* [Task directions]
In this exercise, return the whole listing exactly, excluding any images.
_ _ _ _
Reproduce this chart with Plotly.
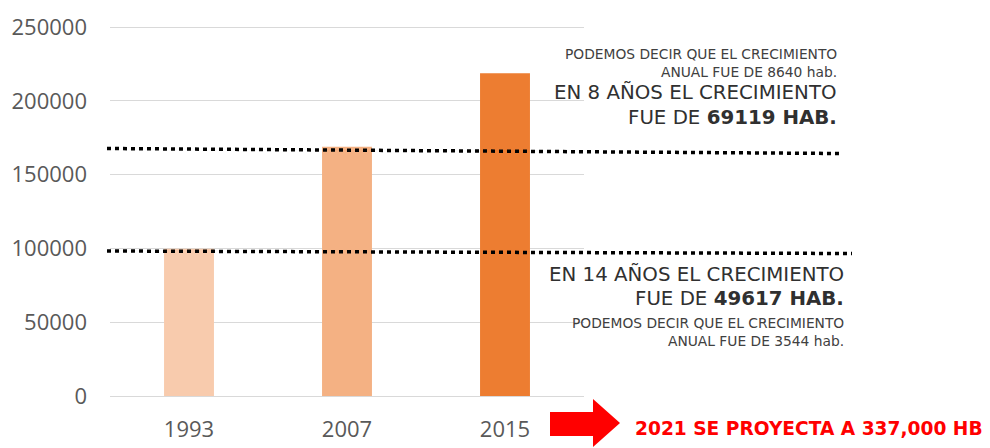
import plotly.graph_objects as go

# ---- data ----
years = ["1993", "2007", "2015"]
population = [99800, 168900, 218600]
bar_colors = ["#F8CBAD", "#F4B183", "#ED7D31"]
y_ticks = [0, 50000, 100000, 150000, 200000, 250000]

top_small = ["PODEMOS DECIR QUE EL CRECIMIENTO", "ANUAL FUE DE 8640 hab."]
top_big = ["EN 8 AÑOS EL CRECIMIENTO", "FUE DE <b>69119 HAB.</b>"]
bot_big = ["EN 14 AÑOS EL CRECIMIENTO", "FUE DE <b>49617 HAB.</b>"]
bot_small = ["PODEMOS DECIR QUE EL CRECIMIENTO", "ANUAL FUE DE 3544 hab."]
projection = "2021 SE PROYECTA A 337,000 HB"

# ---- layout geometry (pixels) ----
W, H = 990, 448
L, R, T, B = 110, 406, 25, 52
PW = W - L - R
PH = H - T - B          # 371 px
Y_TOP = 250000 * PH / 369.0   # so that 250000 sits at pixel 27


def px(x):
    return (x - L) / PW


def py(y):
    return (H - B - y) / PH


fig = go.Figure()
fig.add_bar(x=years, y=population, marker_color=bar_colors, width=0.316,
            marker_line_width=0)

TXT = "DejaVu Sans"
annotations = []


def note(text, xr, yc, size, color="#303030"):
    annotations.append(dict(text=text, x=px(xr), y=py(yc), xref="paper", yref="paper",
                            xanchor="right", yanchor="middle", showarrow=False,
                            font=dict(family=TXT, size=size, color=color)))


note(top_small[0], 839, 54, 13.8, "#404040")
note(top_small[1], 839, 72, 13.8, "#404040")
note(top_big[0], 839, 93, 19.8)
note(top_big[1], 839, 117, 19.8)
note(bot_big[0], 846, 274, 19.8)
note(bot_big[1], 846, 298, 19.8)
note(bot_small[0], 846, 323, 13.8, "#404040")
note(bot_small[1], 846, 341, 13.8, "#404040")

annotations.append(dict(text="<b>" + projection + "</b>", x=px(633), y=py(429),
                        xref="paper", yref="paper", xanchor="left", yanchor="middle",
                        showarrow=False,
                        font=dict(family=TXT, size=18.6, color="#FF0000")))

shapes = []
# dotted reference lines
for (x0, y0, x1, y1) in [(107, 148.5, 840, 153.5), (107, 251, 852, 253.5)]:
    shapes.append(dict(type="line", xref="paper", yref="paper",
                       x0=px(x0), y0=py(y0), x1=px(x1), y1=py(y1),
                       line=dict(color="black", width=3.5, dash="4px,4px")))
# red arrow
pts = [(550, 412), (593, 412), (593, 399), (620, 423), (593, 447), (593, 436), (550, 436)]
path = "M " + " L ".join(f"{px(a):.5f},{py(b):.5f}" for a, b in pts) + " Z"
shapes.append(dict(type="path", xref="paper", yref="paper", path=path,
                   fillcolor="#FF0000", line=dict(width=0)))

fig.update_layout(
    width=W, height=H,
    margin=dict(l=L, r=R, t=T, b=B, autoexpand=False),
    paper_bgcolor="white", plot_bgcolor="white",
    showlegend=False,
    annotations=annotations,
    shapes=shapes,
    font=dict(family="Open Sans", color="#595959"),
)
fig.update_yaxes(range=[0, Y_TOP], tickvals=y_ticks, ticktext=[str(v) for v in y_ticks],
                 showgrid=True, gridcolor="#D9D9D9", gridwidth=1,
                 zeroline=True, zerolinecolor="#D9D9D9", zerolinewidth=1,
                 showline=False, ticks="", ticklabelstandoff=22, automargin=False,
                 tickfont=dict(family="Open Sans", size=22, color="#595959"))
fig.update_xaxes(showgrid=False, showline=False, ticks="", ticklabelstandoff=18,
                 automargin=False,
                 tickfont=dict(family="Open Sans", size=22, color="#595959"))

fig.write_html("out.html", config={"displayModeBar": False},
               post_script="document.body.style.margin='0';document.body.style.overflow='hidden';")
_ _ _ _
* [Answer to the problem]
Reproduce this chart with Plotly.
import plotly.graph_objects as go

# ---- data ----
years = ["1993", "2007", "2015"]
population = [99800, 168900, 218600]
bar_colors = ["#F8CBAD", "#F4B183", "#ED7D31"]
y_ticks = [0, 50000, 100000, 150000, 200000, 250000]

top_small = ["PODEMOS DECIR QUE EL CRECIMIENTO", "ANUAL FUE DE 8640 hab."]
top_big = ["EN 8 AÑOS EL CRECIMIENTO", "FUE DE <b>69119 HAB.</b>"]
bot_big = ["EN 14 AÑOS EL CRECIMIENTO", "FUE DE <b>49617 HAB.</b>"]
bot_small = ["PODEMOS DECIR QUE EL CRECIMIENTO", "ANUAL FUE DE 3544 hab."]
projection = "2021 SE PROYECTA A 337,000 HB"

# ---- layout geometry (pixels) ----
W, H = 990, 448
L, R, T, B = 110, 406, 25, 52
PW = W - L - R
PH = H - T - B          # 371 px
Y_TOP = 250000 * PH / 369.0   # so that 250000 sits at pixel 27


def px(x):
    return (x - L) / PW


def py(y):
    return (H - B - y) / PH


fig = go.Figure()
fig.add_bar(x=years, y=population, marker_color=bar_colors, width=0.316,
            marker_line_width=0)

TXT = "DejaVu Sans"
annotations = []


def note(text, xr, yc, size, color="#303030"):
    annotations.append(dict(text=text, x=px(xr), y=py(yc), xref="paper", yref="paper",
                            xanchor="right", yanchor="middle", showarrow=False,
                            font=dict(family=TXT, size=size, color=color)))


note(top_small[0], 839, 54, 13.8, "#404040")
note(top_small[1], 839, 72, 13.8, "#404040")
note(top_big[0], 839, 93, 19.8)
note(top_big[1], 839, 117, 19.8)
note(bot_big[0], 846, 274, 19.8)
note(bot_big[1], 846, 298, 19.8)
note(bot_small[0], 846, 323, 13.8, "#404040")
note(bot_small[1], 846, 341, 13.8, "#404040")

annotations.append(dict(text="<b>" + projection + "</b>", x=px(633), y=py(429),
                        xref="paper", yref="paper", xanchor="left", yanchor="middle",
                        showarrow=False,
                        font=dict(family=TXT, size=18.6, color="#FF0000")))

shapes = []
# dotted reference lines
for (x0, y0, x1, y1) in [(107, 148.5, 840, 153.5), (107, 251, 852, 253.5)]:
    shapes.append(dict(type="line", xref="paper", yref="paper",
                       x0=px(x0), y0=py(y0), x1=px(x1), y1=py(y1),
                       line=dict(color="black", width=3.5, dash="4px,4px")))
# red arrow
pts = [(550, 412), (593, 412), (593, 399), (620, 423), (593, 447), (593, 436), (550, 436)]
path = "M " + " L ".join(f"{px(a):.5f},{py(b):.5f}" for a, b in pts) + " Z"
shapes.append(dict(type="path", xref="paper", yref="paper", path=path,
                   fillcolor="#FF0000", line=dict(width=0)))

fig.update_layout(
    width=W, height=H,
    margin=dict(l=L, r=R, t=T, b=B, autoexpand=False),
    paper_bgcolor="white", plot_bgcolor="white",
    showlegend=False,
    annotations=annotations,
    shapes=shapes,
    font=dict(family="Open Sans", color="#595959"),
)
fig.update_yaxes(range=[0, Y_TOP], tickvals=y_ticks, ticktext=[str(v) for v in y_ticks],
                 showgrid=True, gridcolor="#D9D9D9", gridwidth=1,
                 zeroline=True, zerolinecolor="#D9D9D9", zerolinewidth=1,
                 showline=False, ticks="", ticklabelstandoff=22, automargin=False,
                 tickfont=dict(family="Open Sans", size=22, color="#595959"))
fig.update_xaxes(showgrid=False, showline=False, ticks="", ticklabelstandoff=18,
                 automargin=False,
                 tickfont=dict(family="Open Sans", size=22, color="#595959"))

fig.write_html("out.html", config={"displayModeBar": False},
               post_script="document.body.style.margin='0';document.body.style.overflow='hidden';")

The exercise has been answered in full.